The Lordship of Waxham has a rich documented history that covers many centuries. Most feudal titles were created after the Norman invasion of England in 1066, but lordships pre-date this. It was held by St Benet's Abbey and Alan the Earl of Richmond a Breton noble who fought for Stephen of England. It then passed to the Ingham Family in the 12th Century, and eventually to Sir Oliver Ingham, who was governor of Ellesmere Castle in Shropshire and was summoned to various parliaments during the reign of Edward III. Sir Oliver acted as seneschal of Gascony and lord warden of the marches of guien in 1345, and raised an army to recover the county of Agnois from the French. He died two years later, passing his Lordship of Waxham to his daughters Joan and Elizabeth.

The Lordship passed in the 14th Century to the Stapleton family through the marriage of Sir Miles and Joan Stapleton, nee.
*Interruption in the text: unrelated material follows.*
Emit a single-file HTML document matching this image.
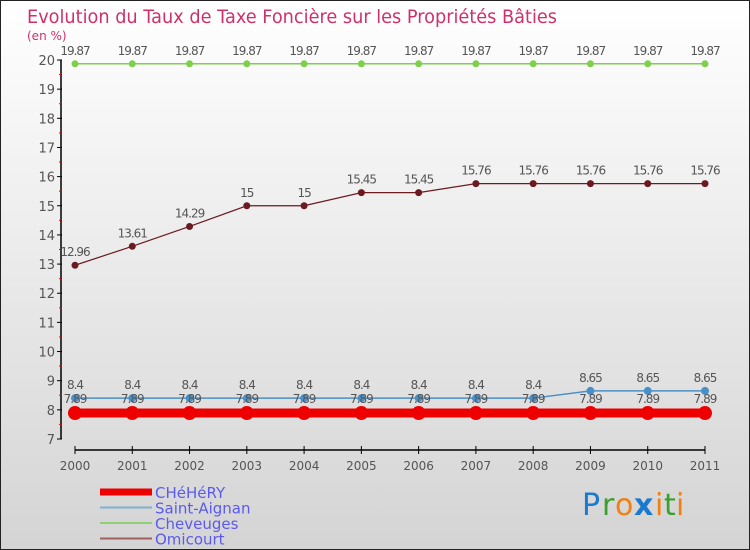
<!DOCTYPE html>
<html><head><meta charset="utf-8"><style>
body{margin:0}
svg{display:block;font-family:"DejaVu Sans","Liberation Sans",sans-serif}
</style></head><body>
<svg id="c" width="750" height="550" viewBox="0 0 750 550">
<defs><linearGradient id="bg" x1="0" y1="0" x2="0" y2="1"><stop offset="0" stop-color="#ffffff"/><stop offset="1" stop-color="#d4d4d4"/></linearGradient></defs>
<rect x="0.5" y="0.5" width="749" height="549" fill="url(#bg)" stroke="#222"/>
<text x="27" y="23" font-size="19" textLength="530" lengthAdjust="spacingAndGlyphs" fill="#d0306a">Evolution du Taux de Taxe Foncière sur les Propriétés Bâties</text>
<text x="27" y="40" font-size="12" fill="#d0306a">(en %)</text>
<g id="axes"></g><g id="series"></g><g id="legend"></g>
<g font-size="30" font-family="'DejaVu Sans',sans-serif">
<text x="582" y="515" fill="#1a7ad0">P</text><text x="602" y="515" fill="#3aa030">r</text><text x="615" y="515" fill="#f08010">o</text><text x="634" y="515" fill="#1a7ad0" font-weight="bold">x</text><text x="655" y="515" fill="#f08010">i</text><text x="664" y="515" fill="#3aa030">t</text><text x="676" y="515" fill="#f08010">i</text>
</g>
</svg>
<script>
const years=[2000,2001,2002,2003,2004,2005,2006,2007,2008,2009,2010,2011];
const yTicks=[7,8,9,10,11,12,13,14,15,16,17,18,19,20];
const cheheryVals=[7.89,7.89,7.89,7.89,7.89,7.89,7.89,7.89,7.89,7.89,7.89,7.89];
const saintAignanVals=[8.4,8.4,8.4,8.4,8.4,8.4,8.4,8.4,8.4,8.65,8.65,8.65];
const cheveugesVals=[19.87,19.87,19.87,19.87,19.87,19.87,19.87,19.87,19.87,19.87,19.87,19.87];
const omicourtVals=[12.96,13.61,14.29,15,15,15.45,15.45,15.76,15.76,15.76,15.76,15.76];
const seriesNames=["CHéHéRY","Saint-Aignan","Cheveuges","Omicourt"];
const NS="http://www.w3.org/2000/svg";
const X=i=>75+i*(630/(years.length-1));
const Y=v=>60+(20-v)*(379/13);
function mk(t,a,p){const e=document.createElementNS(NS,t);for(const k in a)e.setAttribute(k,a[k]);p.appendChild(e);return e;}
const ax=document.getElementById('axes');
let e=mk('line',{x1:61,y1:Y(20),x2:61,y2:Y(7),stroke:'#000','stroke-width':1.5},ax);

yTicks.forEach(v=>{mk('line',{x1:57,x2:62,y1:Y(v),y2:Y(v),stroke:'#000'},ax);
 if(v<20)mk('line',{x1:59,x2:62,y1:Y(v+0.5),y2:Y(v+0.5),stroke:'#e00'},ax);
 const t=mk('text',{x:55,y:Y(v)+5,'text-anchor':'end','font-size':13,fill:'#555'},ax);t.textContent=v;
 });
e=mk('line',{x1:75,y1:450,x2:705,y2:450,stroke:'#000','stroke-width':1.5},ax);

years.forEach((y,i)=>{mk('line',{x1:X(i),x2:X(i),y1:446,y2:454,stroke:'#000'},ax);
 const t=mk('text',{x:X(i),y:470,'text-anchor':'middle','font-size':12,fill:'#555'},ax);t.textContent=y;
 });
const sg=document.getElementById('series');
function draw(vals,color,w,r,name,lblDy){
 const g=mk('g',{},sg);
 mk('polyline',{points:vals.map((v,i)=>X(i)+','+Y(v)).join(' '),fill:'none',stroke:color,'stroke-width':w},g);
 vals.forEach((v,i)=>{const c=mk('circle',{cx:X(i),cy:Y(v),r:r,fill:color},g);
  
  const t=mk('text',{x:X(i),y:Y(v)+lblDy,'text-anchor':'middle','font-size':12,fill:'#555','letter-spacing':'-1'},g);t.textContent=v;});
}
draw(omicourtVals,'#6b1a22',1.2,3.5,'series-omicourt',-9);
draw(cheveugesVals,'#7ed04a',1.5,3.5,'series-cheveuges',-9);
draw(saintAignanVals,'#4a90c8',1.5,4,'series-saint-aignan',-9);
draw(cheheryVals,'#ee0000',9,7,'series-chehery',-10);
const lg=document.getElementById('legend');
const lc=['#ee0000','#7fb0d0','#90d070','#a06060'],lw=[7,2,2,2];
seriesNames.forEach((n,i)=>{const g=mk('g',{},lg);
 const yy=492+i*15.5;
 mk('line',{x1:100,x2:152,y1:yy,y2:yy,stroke:lc[i],'stroke-width':lw[i]},g);
 const t=mk('text',{x:155,y:yy+6,'font-size':15,fill:'#5a5af0'},g);t.textContent=n;});
</script>
</body></html>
Ingham. In 1467 it then passed, again through marriage, to Sir William Calthorpe. The Lordship stayed with the Calthorpes until 1733, where it passed to Thomas Blofield, advowson of St John's Church, who presided in Waxham Hall. The family gave rise to several legends and stories and six of them are said to haunt the hall still. Thomas built a mill nearby, to drain some of the local fens and the remains of this still stand. A local tale goes that, Thomas, who was known as a black-hearted man made a wager with the Devil that he could out mow him over two acres of beans. When the Devil easily won the bet he went to Brograve to collect his soul, but the landowner fled towards his mill and just managed to lock himself inside. Incensed, the Devil banged on the door and demanded to be let in but Brograve refused. The next morning, when Brograve gingerly opened the door he is said to have found hoof prints in the mud and could see that the Devil had tried to blow the mill down. Subsequently the family became notorious in Norfolk and this story may well be a reflection of their wider reputation for roguery.

The last of the Brograves was Sir George. He succeeded to his father’s estate in 1797 and trained as a lawyer. He was involved in a famous divorce case after it was found that his wife, Emma, who had never wanted to marry George in the first place, was found to have had a criminal conversation with Captain Masham Elwin in 1807. After the divorce, Brograve tore up his will but never wrote another one and so died intestate. Eventually a cousin was traced, Henry John Conyers, and consequently he became Lord of Waxham in 1828. The Lordship of Waxham was later purchased by a local solicitor, Louis Tillett who died in 1943, it passed to Joseph Laird who in turn sold it to Isolde Guenther in 1978. Stephen Young a Bournemouth based businessman acquired The Lordship of Waxham from the Manorial Society in 2011 and it was sold at auction to the present-day holder, Rod Margetts in 2023.

This is a Feudal Lordship, or honour or dignity, rather than a peerage. The Lord of the manor can still call a Court Leet, these generally had a jury formed from the freehold tenants or freeman of the Manor. The jury's role was similar to that of the doomsmen of the Anglo-Saxon period and included electing the officers (other than the steward who was appointed by the Lord), to bring matters to the attention of the court and deciding on them. The officers of the Court Leet could include some or all of the following: the Steward, the chief official of the Lord of the manor, and judge; and the Manor Bailiff, who summoned the jury and, if necessary performed arrests, as well as generally supervising Court matters.

==In film==
Whistle and I'll Come to You (Omnibus), 1968, was partially filmed at Waxham.